By Dave Hansford (Potton & Burton, 2024)
Aotearoa’s second largest national park, Kahurangi National Park is known for its epic tramping, diverse landscapes, wealth of fossils, and extraordinary range of flora and fauna, including great spotted kiwi, cave spiders and a giant carnivorous Iand snail (the Powelliphanta, which can grow as big as a gym bro’s fist). It is, Dave Hansford writes, “87,000 hectares in which to renounce all trappings of humanity except those you carry.”
Kahurangi is more than a coffee table-style photo book with some informative captions. Dave is a great writer with an eye for what fascinates. He had me from the first sentence of the introduction, which describes all that is left of a trilobite orgy: their calcified exoskeletons, cast off in the name of mating, then preserved by “some undersea calamity – a landslide, or an eruption”. Horny arthropods, eh?

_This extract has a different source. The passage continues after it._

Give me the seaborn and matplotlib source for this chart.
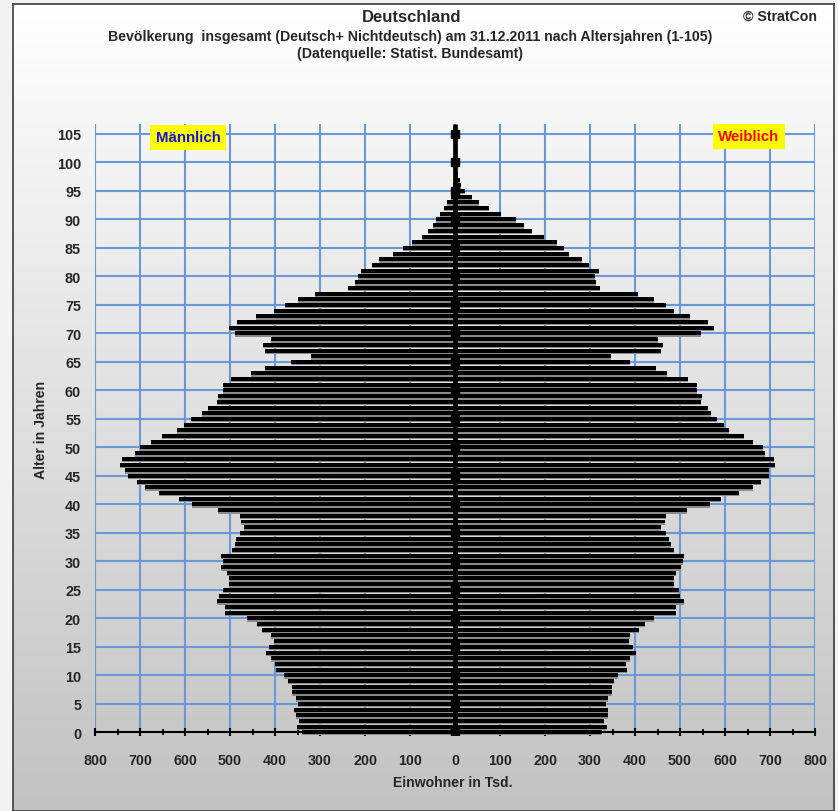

The book never gets less interesting. There’s the Bulmer Cavern, the country’s longest-known cave system, that extends more than 70-kilometres underground. How much more? No one knows. There are Kahurangi’s alpine plants, some of which pre-date the ice ages. Fun fact: raoulia and haastia, commonly called “vegetable sheep”, have a windproof breathable shell which keeps moisture in and the elements at bay. There’s the kuaka, or eastern bar-tailed godwit, who uses “magnetoreception” to read the earth’s magnetic lines to navigate during long-haul flight.
Which is to say, I learned a lot from this book and was reminded what places like Kahurangi National Park and northwest Nelson offer us, not to mention what we should be offering back. As Dave notes, “It does us good … to just go for a walk, in a place that wants nothing from us save to be left alone.”